Creado en: abril 17, 2024 a las 07:17 am.
Gabo, el periplo ilimitado y memorioso
«El capitán miró a Fermina Daza y vio en sus pestañas los primeros destellos de una escarcha invernal. Luego miró a Florentino Ariza, su dominio invencible, su amor impávido, y lo asustó la sospecha tardía de que es la vida, más que la muerte, la que no tiene límites.
«–¿Y hasta cuándo cree usted que podemos seguir en este ir y venir del carajo?– le preguntó.
«Florentino Ariza tenía la respuesta preparada desde hacía cincuenta y tres años, siete meses y once días con sus noches.
«–Toda la vida– dijo».
Así termina El amor en los tiempos del cólera, y para quien lee –después de un leve detenimiento del corazón anonadado– no hay sospecha ni acusación de inverosimilitud por la pasión excesivamente dilatada, casi perpetua.
Más bien, el libro se nos guarda dentro, y queda la certeza de que no hay posible escapatoria: todos viviremos alguna vez una historia así, merecedora de navegar hasta el infinito, incluso en la última oportunidad.
Porque ese es precisamente uno de los signos de la grandeza de Gabriel García Márquez (Colombia, 1927) como escritor, contarnos la tremenda urdimbre de nuestra realidad, esa que «no es la del papel, sino que vive con nosotros y determina cada instante de nuestras incontables muertes cotidianas, y que sustenta un manantial de creación insaciable, pleno de desdicha y de belleza».
De ahí que Cien años de soledad, considerada uno de los grandes clásicos hispánicos de todos los tiempos, y monumento del realismo mágico, propicie un grado tan alto de inmersión en la historia; sobre todo, los latinoamericanos podemos vernos en esos rompimientos de lo racional, nada en estas tierras ha sido nunca blanco o negro, bueno o malo. Somos el mapa de la mezcla, del contraste.

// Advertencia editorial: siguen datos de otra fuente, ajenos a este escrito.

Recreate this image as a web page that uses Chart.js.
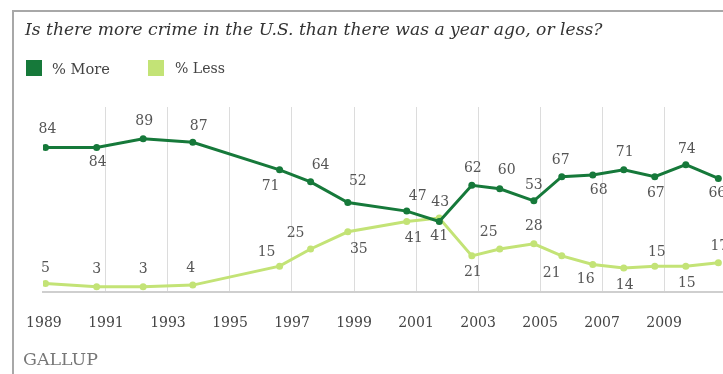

El Gabo, premio Nobel de Literatura, que se autodefinió errante y nostálgico, tomó para escribir mucho de su mundo personal; de su abuelo militar, de su abuela supersticiosa, de sus padres obstinados en casarse pese a la oposición familiar, de Aracataca, de su propio amor declarado casi en la frontera de la niñez con Mercedes Barcha, de episodios como haber perdido la visión de un ojo por mirar directo al eclipse.
En ese sentido se le puede considerar un escritor realista, solo que enterado del nudo de nuestra soledad: según él, las criaturas de tal «realidad desaforada» hemos tenido que pedirle muy poco a la imaginación; el desafío mayor ha sido la insuficiencia de los recursos convencionales para hacer creíble nuestra vida.
Él supo sortear el nudo. Con su maestría narrativa, capaz de crear universos enteros y personajes inolvidables, erigió una obra literaria inmensa.
Fue, además, un periodista certero, un promotor del cine, y un intelectual sin miedo a tomar partido, lo que le valió muchos cuestionamientos. Persistió, por ejemplo, en la admiración hacia Cuba y en la amistad con Fidel; con paños tibios no se puede vivir para contarla.
Al morir el fundador de Macondo, un día como hoy, hace diez años, empezaba el periplo de la memoria, que es otra forma de existir sin límites.
Pocos como él nos han puesto de frente a la esencia de América Latina, «esa patria inmensa de hombres alucinados y mujeres históricas, cuya terquedad sin fin se confunde con la leyenda». Eso le debemos: leerlo para no sernos ni desconocidos ni vulnerables.